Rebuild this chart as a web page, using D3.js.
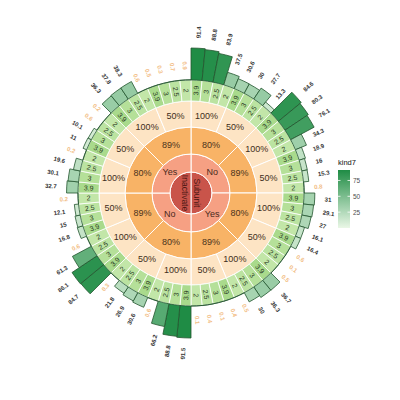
<!DOCTYPE html>
<html>
<head>
<meta charset="utf-8">
<script src="https://cdn.jsdelivr.net/npm/d3@7"></script>
<style>
  body { margin: 0; background: #fff; }
  svg { display: block; font-family: "Liberation Sans", Arial, sans-serif; }
</style>
</head>
<body>
<svg id="chart" width="400" height="400"></svg>
<script>
// All rings run clockwise from 12 o'clock.
var centerLabels = ["Subunit", "Inactivate"];
var ring2Labels  = ["No", "Yes", "No", "Yes"];
var ring3Labels  = ["80%", "89%", "80%", "89%", "80%", "89%", "80%", "89%"];
var ring4Labels  = ["100%", "50%", "100%", "50%", "100%", "50%", "100%", "50%",
                    "100%", "50%", "100%", "50%", "100%", "50%", "100%", "50%"];

var cellValues = [3.9, 3, 2.5, 2,  3.9, 3, 2.5, 2,  3.9, 3, 2.5, 2,  3.9, 3, 2.5, 2,
                  3.9, 3, 2.5, 2,  3.9, 3, 2.5, 2,  3.9, 3, 2.5, 2,  3.9, 3, 2.5, 2,
                  3.9, 3, 2.5, 2,  3.9, 3, 2.5, 2,  3.9, 3, 2.5, 2,  3.9, 3, 2.5, 2,
                  3.9, 3, 2.5, 2,  3.9, 3, 2.5, 2,  3.9, 3, 2.5, 2,  3.9, 3, 2.5, 2];

var barValues = [91.4, 88.8, 83.9, 37.5,   30.6, 30, 37.7, 13.3,
                 84.6, 80.3, 76.1, 34.3,   18.9, 16, 15.3, 0.8,
                 31, 29.1, 27, 16.1,       16.4, 0.6, 0.1, 0.5,
                 36.7, 36.3, 30, 0.5,      0.4, 0.1, 0.4, 0.1,
                 91.5, 88.8, 66.2, 0.6,    30.6, 26.9, 21.8, 0.3,
                 84.7, 86.1, 61.3, 0.6,    16.8, 15, 12.1, 0.2,
                 32.7, 30.1, 19.6, 0.2,    11, 10.1, 0.6, 0.2,
                 36.3, 37.8, 38.3, 0.6,    0.5, 0.3, 0.7, 0.9];

var legendTitle = "kind7";
var legendTicks = [25, 50, 75];


var svg = d3.select("#chart");
var cx = 191, cy = 193;
var g = svg.append("g").attr("transform", "translate(" + cx + "," + cy + ")");

var arc = d3.arc();
var TAU = 2 * Math.PI;

// colour scales
var barColor = d3.scaleLinear()
    .domain([0, 91.5])
    .range(["#eaf7e6", "#1f8c45"])
    .interpolate(d3.interpolateRgb);
var cellColor = d3.scaleLinear()
    .domain([2, 3.9])
    .range(["#c2e6a8", "#a9da8c"]);
var barRadius = d3.scaleLinear()
    .domain([0, 91.5])
    .range([113, 145]);

// draw one ring of equal segments
function drawRing(labels, r0, r1, fill, textFill, fontSize) {
    var n = labels.length;
    var ang = d3.scaleLinear().domain([0, n]).range([0, TAU]);
    var ring = g.append("g");
    labels.forEach(function(lab, i) {
        var d = {innerRadius: r0, outerRadius: r1, startAngle: ang(i), endAngle: ang(i + 1)};
        ring.append("path")
            .attr("d", arc(d))
            .attr("fill", fill)
            .attr("stroke", "#fff")
            .attr("stroke-width", 1);
        var c = arc.centroid(d);
        ring.append("text")
            .attr("x", c[0]).attr("y", c[1])
            .attr("text-anchor", "middle")
            .attr("dominant-baseline", "central")
            .attr("font-size", fontSize)
            .attr("fill", textFill)
            .text(lab);
    });
}

// center halves
(function() {
    var ang = d3.scaleLinear().domain([0, centerLabels.length]).range([0, TAU]);
    centerLabels.forEach(function(lab, i) {
        g.append("path")
            .attr("d", arc({innerRadius: 0, outerRadius: 21, startAngle: ang(i), endAngle: ang(i + 1)}))
            .attr("fill", "#c9544a")
            .attr("stroke", "#fff")
            .attr("stroke-width", 1);
        var x = i === 0 ? 6 : -6;
        g.append("text")
            .attr("transform", "translate(" + x + ",0) rotate(90)")
            .attr("text-anchor", "middle")
            .attr("dominant-baseline", "central")
            .attr("font-size", 8.5)
            .attr("fill", "#4a1712")
            .text(lab);
    });
})();

drawRing(ring2Labels, 21, 39, "#f6a083", "#4a2a1c", 9);
drawRing(ring3Labels, 39, 66, "#f8b366", "#4a321c", 9);
drawRing(ring4Labels, 66, 92, "#fde4c4", "#3d2e20", 9);

// radial text helper: angle a in radians, clockwise from top
function radialTransform(a, r) {
    var deg = a * 180 / Math.PI;
    var flip = deg >= 180;
    return "rotate(" + (deg - 90) + ") translate(" + r + ",0)" + (flip ? " rotate(180)" : "");
}

// number cells
var cellAng = d3.scaleLinear().domain([0, cellValues.length]).range([0, TAU]);
var cells = g.append("g");
cellValues.forEach(function(v, i) {
    cells.append("path")
        .attr("d", arc({innerRadius: 92, outerRadius: 113, startAngle: cellAng(i), endAngle: cellAng(i + 1)}))
        .attr("fill", cellColor(v))
        .attr("stroke", "#fff")
        .attr("stroke-width", 0.8);
    var mid = cellAng(i + 0.5);
    cells.append("text")
        .attr("transform", radialTransform(mid, 102.5))
        .attr("text-anchor", "middle")
        .attr("dominant-baseline", "central")
        .attr("font-size", 7)
        .attr("fill", "#2b3a24")
        .text(v);
});

// outer bars
var barAng = d3.scaleLinear().domain([0, barValues.length]).range([0, TAU]);
var bars = g.append("g");
barValues.forEach(function(v, i) {
    bars.append("path")
        .attr("d", arc({innerRadius: 113, outerRadius: barRadius(v), startAngle: barAng(i), endAngle: barAng(i + 1)}))
        .attr("fill", barColor(v))
        .attr("stroke", "#23552f")
        .attr("stroke-width", 0.8);
});
barValues.forEach(function(v, i) {
    var mid = barAng(i + 0.5);
    var deg = mid * 180 / Math.PI;
    bars.append("text")
        .attr("transform", radialTransform(mid, barRadius(v) + 10))
        .attr("text-anchor", deg >= 180 ? "end" : "start")
        .attr("dominant-baseline", "central")
        .attr("font-size", 6)
        .attr("font-weight", "bold")
        .attr("fill", v < 1 ? "#f2bd84" : "#333")
        .text(v);
});

// legend (colour bar)
var lx = 338, lw = 12;
var ly = d3.scaleLinear().domain([0, 91.5]).range([228, 170]);

var grad = svg.append("defs").append("linearGradient")
    .attr("id", "kindGrad")
    .attr("x1", 0).attr("y1", 1).attr("x2", 0).attr("y2", 0);
[0, 0.25, 0.5, 0.75, 1].forEach(function(t) {
    grad.append("stop")
        .attr("offset", t)
        .attr("stop-color", barColor(t * 91.5));
});

var leg = svg.append("g");
leg.append("text")
    .attr("x", lx).attr("y", 165)
    .attr("font-size", 7.5)
    .attr("fill", "#111")
    .text(legendTitle);
leg.append("rect")
    .attr("x", lx).attr("y", ly(91.5))
    .attr("width", lw).attr("height", ly(0) - ly(91.5))
    .attr("fill", "url(#kindGrad)");
legendTicks.forEach(function(t) {
    leg.append("line")
        .attr("x1", lx).attr("x2", lx + 2.5)
        .attr("y1", ly(t)).attr("y2", ly(t))
        .attr("stroke", "#fff").attr("stroke-width", 0.8);
    leg.append("line")
        .attr("x1", lx + lw - 2.5).attr("x2", lx + lw)
        .attr("y1", ly(t)).attr("y2", ly(t))
        .attr("stroke", "#fff").attr("stroke-width", 0.8);
    leg.append("text")
        .attr("x", lx + lw + 3).attr("y", ly(t))
        .attr("dominant-baseline", "central")
        .attr("font-size", 6.5)
        .attr("fill", "#4d4d4d")
        .text(t);
});
</script>
</body>
</html>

━━━━━━━━━━━━━━━━━━━━━━━━━━━━━━

• Exercise
Repeat, exactly and in full, each line from the start of the data to the line that contains "3.9, 3, 2.5, 2];". Pictures do not go in.

• Worked solution
Rebuild this chart as a web page, using D3.js.
<!DOCTYPE html>
<html>
<head>
<meta charset="utf-8">
<script src="https://cdn.jsdelivr.net/npm/d3@7"></script>
<style>
  body { margin: 0; background: #fff; }
  svg { display: block; font-family: "Liberation Sans", Arial, sans-serif; }
</style>
</head>
<body>
<svg id="chart" width="400" height="400"></svg>
<script>
// All rings run clockwise from 12 o'clock.
var centerLabels = ["Subunit", "Inactivate"];
var ring2Labels  = ["No", "Yes", "No", "Yes"];
var ring3Labels  = ["80%", "89%", "80%", "89%", "80%", "89%", "80%", "89%"];
var ring4Labels  = ["100%", "50%", "100%", "50%", "100%", "50%", "100%", "50%",
                    "100%", "50%", "100%", "50%", "100%", "50%", "100%", "50%"];

var cellValues = [3.9, 3, 2.5, 2,  3.9, 3, 2.5, 2,  3.9, 3, 2.5, 2,  3.9, 3, 2.5, 2,
                  3.9, 3, 2.5, 2,  3.9, 3, 2.5, 2,  3.9, 3, 2.5, 2,  3.9, 3, 2.5, 2,
                  3.9, 3, 2.5, 2,  3.9, 3, 2.5, 2,  3.9, 3, 2.5, 2,  3.9, 3, 2.5, 2,
                  3.9, 3, 2.5, 2,  3.9, 3, 2.5, 2,  3.9, 3, 2.5, 2,  3.9, 3, 2.5, 2];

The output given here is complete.